DATASET CONTENT
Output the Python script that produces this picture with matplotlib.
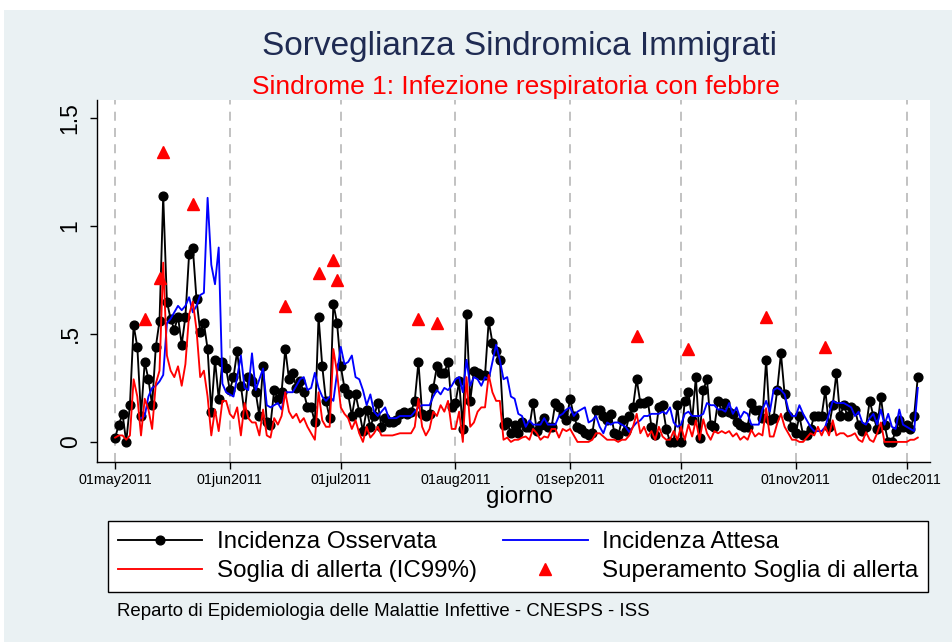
import numpy as np
import pandas as pd
import matplotlib
matplotlib.use('Agg')
import matplotlib.pyplot as plt
from matplotlib.lines import Line2D
from matplotlib.patches import Rectangle

plt.rcParams['font.family'] = ['Liberation Sans', 'DejaVu Sans']

# ---------------- data ----------------
start_date = '2011-05-01'

observed = [
    # May
    0.02, 0.08, 0.13, 0.00, 0.17, 0.54, 0.44, 0.12, 0.37, 0.29, 0.17, 0.44, 0.56, 1.14, 0.65, 0.57,
    0.52, 0.58, 0.45, 0.58, 0.87, 0.90, 0.66, 0.51, 0.55, 0.43, 0.14, 0.38, 0.20, 0.37, 0.34,
    # June
    0.24, 0.30, 0.42, 0.26, 0.13, 0.30, 0.28, 0.23, 0.12, 0.35, 0.09, 0.08, 0.24, 0.20, 0.23,
    0.43, 0.29, 0.32, 0.25, 0.28, 0.23, 0.16, 0.16, 0.09, 0.58, 0.35, 0.19, 0.11, 0.64, 0.55,
    # July
    0.35, 0.25, 0.22, 0.12, 0.22, 0.14, 0.05, 0.15, 0.07, 0.12, 0.18, 0.07, 0.11, 0.09, 0.09, 0.10,
    0.13, 0.14, 0.13, 0.14, 0.19, 0.37, 0.13, 0.12, 0.13, 0.25, 0.35, 0.32, 0.32, 0.37, 0.16,
    # August
    0.18, 0.28, 0.06, 0.59, 0.19, 0.33, 0.32, 0.31, 0.31, 0.56, 0.46, 0.42, 0.38, 0.08, 0.09, 0.04,
    0.08, 0.04, 0.09, 0.07, 0.07, 0.18, 0.05, 0.08, 0.11, 0.07, 0.07, 0.18, 0.16, 0.13, 0.10,
    # September
    0.20, 0.12, 0.07, 0.06, 0.04, 0.03, 0.04, 0.15, 0.15, 0.12, 0.10, 0.13, 0.04, 0.03, 0.10,
    0.05, 0.12, 0.16, 0.29, 0.18, 0.18, 0.19, 0.07, 0.03, 0.16, 0.17, 0.06, 0.00, 0.00, 0.17,
    # October
    0.00, 0.19, 0.23, 0.10, 0.30, 0.02, 0.24, 0.29, 0.08, 0.07, 0.19, 0.14, 0.18, 0.14, 0.13, 0.09,
    0.08, 0.07, 0.07, 0.18, 0.15, 0.15, 0.11, 0.38, 0.10, 0.11, 0.24, 0.41, 0.22, 0.12, 0.07,
    # November
    0.04, 0.12, 0.03, 0.03, 0.06, 0.12, 0.12, 0.12, 0.24, 0.07, 0.17, 0.32, 0.12, 0.17, 0.12,
    0.16, 0.15, 0.08, 0.05, 0.07, 0.19, 0.12, 0.06, 0.21, 0.08, 0.00, 0.00, 0.05, 0.10, 0.07,
    # December
    0.08, 0.06, 0.12, 0.30,
]

expected = [
    # May
    np.nan, np.nan, np.nan, np.nan, np.nan, np.nan, np.nan, 0.11, 0.12, 0.21, 0.25, 0.26, 0.28, 0.31,
    0.55, 0.57, 0.60, 0.63, 0.61, 0.63, 0.67, 0.60, 0.63, 0.68, 0.69, 1.13, 0.82, 0.73, 0.90, 0.27, 0.23,
    # June
    0.22, 0.21, 0.30, 0.40, 0.25, 0.24, 0.41, 0.24, 0.29, 0.34, 0.17, 0.16, 0.17, 0.18, 0.15,
    0.23, 0.23, 0.23, 0.26, 0.29, 0.30, 0.24, 0.25, 0.32, 0.25, 0.21, 0.19, 0.21, 0.19, 0.32,
    # July
    0.44, 0.36, 0.37, 0.40, 0.30, 0.29, 0.24, 0.17, 0.22, 0.14, 0.12, 0.14, 0.16, 0.11, 0.11, 0.11,
    0.12, 0.12, 0.12, 0.12, 0.14, 0.16, 0.17, 0.17, 0.17, 0.21, 0.24, 0.22, 0.25, 0.24, 0.26,
    # August
    0.29, 0.30, 0.23, 0.38, 0.26, 0.30, 0.29, 0.26, 0.30, 0.29, 0.37, 0.45, 0.38, 0.29, 0.30, 0.21,
    0.20, 0.13, 0.12, 0.07, 0.10, 0.08, 0.08, 0.08, 0.11, 0.08, 0.08, 0.08, 0.12, 0.13, 0.15,
    # September
    0.16, 0.12, 0.14, 0.15, 0.16, 0.09, 0.10, 0.12, 0.07, 0.04, 0.09, 0.08, 0.09, 0.09, 0.08,
    0.07, 0.045, 0.07, 0.09, 0.10, 0.12, 0.12, 0.13, 0.13, 0.13, 0.14, 0.13, 0.16, 0.09, 0.07,
    # October
    0.08, 0.13, 0.14, 0.12, 0.12, 0.12, 0.13, 0.18, 0.17, 0.17, 0.15, 0.15, 0.14, 0.18, 0.13, 0.16,
    0.11, 0.14, 0.13, 0.08, 0.08, 0.08, 0.15, 0.19, 0.14, 0.24, 0.25, 0.24, 0.22, 0.15, 0.12,
    # November
    0.12, 0.17, 0.13, 0.10, 0.07, 0.05, 0.05, 0.05, 0.07, 0.13, 0.19, 0.18, 0.18, 0.18, 0.17,
    0.16, 0.12, 0.14, 0.09, 0.08, 0.11, 0.13, 0.08, 0.15, 0.08, 0.13, 0.07, 0.06, 0.15, 0.08,
    # December
    0.07, 0.06, 0.05, 0.25,
]

threshold = [
    # May
    0.02, 0.03, 0.03, 0.01, 0.03, 0.29, 0.21, 0.03, 0.20, 0.15, 0.06, 0.27, 0.33, 0.83, 0.40, 0.33,
    0.30, 0.35, 0.26, 0.36, 0.59, 0.65, 0.52, 0.30, 0.33, 0.21, 0.03, 0.15, 0.05, 0.19, 0.19,
    # June
    0.13, 0.11, 0.16, 0.03, 0.18, 0.11, 0.09, 0.09, 0.03, 0.15, 0.03, 0.02, 0.11, 0.08, 0.12,
    0.23, 0.14, 0.11, 0.13, 0.09, 0.11, 0.07, 0.04, 0.01, 0.23, 0.10, 0.07, 0.07, 0.43, 0.32,
    # July
    0.16, 0.13, 0.11, 0.06, 0.10, 0.04, 0.00, 0.07, 0.02, 0.04, 0.07, 0.03, 0.03, 0.03, 0.03, 0.035,
    0.04, 0.04, 0.04, 0.04, 0.07, 0.20, 0.07, 0.03, 0.06, 0.14, 0.12, 0.17, 0.14, 0.19, 0.06,
    # August
    0.06, 0.14, 0.00, 0.30, 0.07, 0.09, 0.14, 0.16, 0.16, 0.31, 0.23, 0.19, 0.19, 0.01, 0.02, 0.00,
    0.01, 0.01, 0.02, 0.025, 0.01, 0.06, 0.04, 0.01, 0.025, 0.02, 0.06, 0.06, 0.02, 0.06, 0.05,
    # September
    0.06, 0.03, 0.00, 0.00, 0.00, 0.00, 0.01, 0.04, 0.04, 0.025, 0.01, 0.01, 0.01, 0.00, 0.01,
    0.01, 0.03, 0.07, 0.13, 0.04, 0.07, 0.025, 0.05, 0.01, 0.07, 0.025, 0.01, 0.01, 0.05, 0.01,
    # October
    0.07, 0.01, 0.08, 0.025, 0.10, 0.01, 0.105, 0.04, 0.01, 0.05, 0.04, 0.05, 0.04, 0.05, 0.025, 0.04,
    0.01, 0.025, 0.01, 0.056, 0.025, 0.04, 0.03, 0.156, 0.025, 0.025, 0.086, 0.13, 0.07, 0.04, 0.01,
    # November
    0.01, 0.00, 0.00, 0.02, 0.04, 0.03, 0.07, 0.03, 0.07, 0.03, 0.10, 0.03, 0.04, 0.04, 0.025,
    0.03, 0.04, 0.01, 0.00, 0.045, 0.01, 0.00, 0.04, 0.09, 0.00, 0.00, 0.00, 0.00, 0.00, 0.00,
    # December
    0.00, 0.01, 0.01, 0.02,
]

alert_days = ['2011-05-09', '2011-05-13', '2011-05-14', '2011-05-22', '2011-06-16',
              '2011-06-25', '2011-06-29', '2011-06-30', '2011-07-22', '2011-07-27',
              '2011-09-19', '2011-10-03', '2011-10-24', '2011-11-09']
marker_offset = 0.2   # triangles drawn above the observed value

month_ticks = pd.date_range('2011-05-01', '2011-12-01', freq='MS')
y_ticks = [0, 0.5, 1, 1.5]
y_ticklabels = ['0', '.5', '1', '1.5']

title = 'Sorveglianza Sindromica Immigrati'
subtitle = 'Sindrome 1: Infezione respiratoria con febbre'
xlabel = 'giorno'
footer = 'Reparto di Epidemiologia delle Malattie Infettive - CNESPS - ISS'
labels = ['Incidenza Osservata', 'Soglia di allerta (IC99%)', 'Incidenza Attesa',
          'Superamento Soglia di allerta']

# ---------------- figure ----------------
W, H = 952, 642
fig = plt.figure(figsize=(W / 100, H / 100), dpi=100)
fig.patch.set_facecolor('white')
fig.add_artist(Rectangle((4 / W, 0), 1 - 4 / W, 1 - 10 / H, transform=fig.transFigure,
                         facecolor='#EAF1F3', edgecolor='none', zorder=-5))

ax_l, ax_r, ax_t, ax_b = 97, 930, 100, 462
ax = fig.add_axes([ax_l / W, 1 - ax_b / H, (ax_r - ax_l) / W, (ax_b - ax_t) / H])
ax.set_facecolor('white')

dates = pd.date_range(start_date, periods=len(observed), freq='D')
obs = pd.Series(observed, index=dates)

ax.plot(dates, observed, color='black', lw=1.35, marker='o', ms=6.3, zorder=3)
ax.plot(dates, expected, color='#0000FF', lw=1.35, zorder=4)
ax.plot(dates, threshold, color='#FF0000', lw=1.35, zorder=5)
alert = pd.to_datetime(alert_days)
ax.plot(alert, obs[alert].values + marker_offset, linestyle='none', marker='^',
        color='#FF0000', ms=8.5, zorder=6)

t0 = pd.Timestamp(start_date)
ax.set_xlim(t0 - pd.Timedelta(hours=4.9 * 24), t0 + pd.Timedelta(hours=220.3 * 24))
ax.set_ylim(-0.093, 1.583)

ax.set_xticks(month_ticks)
ax.set_xticklabels([d.strftime('%d%b%Y').lower() for d in month_ticks], fontsize=10.3)
ax.set_yticks(y_ticks)
ax.set_yticklabels(y_ticklabels, fontsize=16.5, rotation=90, va='center')

ax.grid(axis='x', linestyle=(0, (5, 4)), color='#BDBDBD', linewidth=1.3)
ax.grid(axis='y', visible=False)
for s in ['top', 'right']:
    ax.spines[s].set_visible(False)
for s in ['left', 'bottom']:
    ax.spines[s].set_color('black')
    ax.spines[s].set_linewidth(1.0)
ax.tick_params(axis='both', direction='out', length=5, width=1, colors='black')
ax.tick_params(axis='x', pad=3)
ax.tick_params(axis='y', pad=6)

fig.text(520 / W, 1 - 47 / H, title, ha='center', va='center', fontsize=24, color='#1F2B52')
fig.text(516 / W, 1 - 87 / H, subtitle, ha='center', va='center', fontsize=19, color='#FF0000')
fig.text(519 / W, 1 - 497 / H, xlabel, ha='center', va='center', fontsize=17.4, color='black')
fig.text(117 / W, 1 - 611 / H, footer, ha='left', va='center', fontsize=13.4, color='black')

h1 = Line2D([], [], color='black', lw=1.35, marker='o', ms=6.3)
h2 = Line2D([], [], color='#0000FF', lw=1.35)
h3 = Line2D([], [], color='#FF0000', lw=1.35)
h4 = Line2D([], [], color='#FF0000', marker='^', ms=8.5, linestyle='none')
leg = fig.legend([h1, h3, h2, h4], labels, ncol=2, loc='lower left',
                 bbox_to_anchor=(108 / W, 1 - 592 / H, (928 - 108) / W, 72 / H),
                 mode='expand', borderaxespad=0, fancybox=False, edgecolor='black',
                 framealpha=1, fontsize=17.4, handlelength=3.5, handletextpad=0.6,
                 borderpad=0.4, labelspacing=0.3)
leg.get_frame().set_linewidth(1.0)

fig.savefig('out.png', dpi=100, facecolor=fig.get_facecolor())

TASK TO COMPLETE
Write down every line from the opening of the listing to the line with "start_date = '2011-05-01'", both included, and nothing else; the pictures are omitted.

ANSWER TO THIS PROBLEM
Output the Python script that produces this picture with matplotlib.
import numpy as np
import pandas as pd
import matplotlib
matplotlib.use('Agg')
import matplotlib.pyplot as plt
from matplotlib.lines import Line2D
from matplotlib.patches import Rectangle

plt.rcParams['font.family'] = ['Liberation Sans', 'DejaVu Sans']

# ---------------- data ----------------
start_date = '2011-05-01'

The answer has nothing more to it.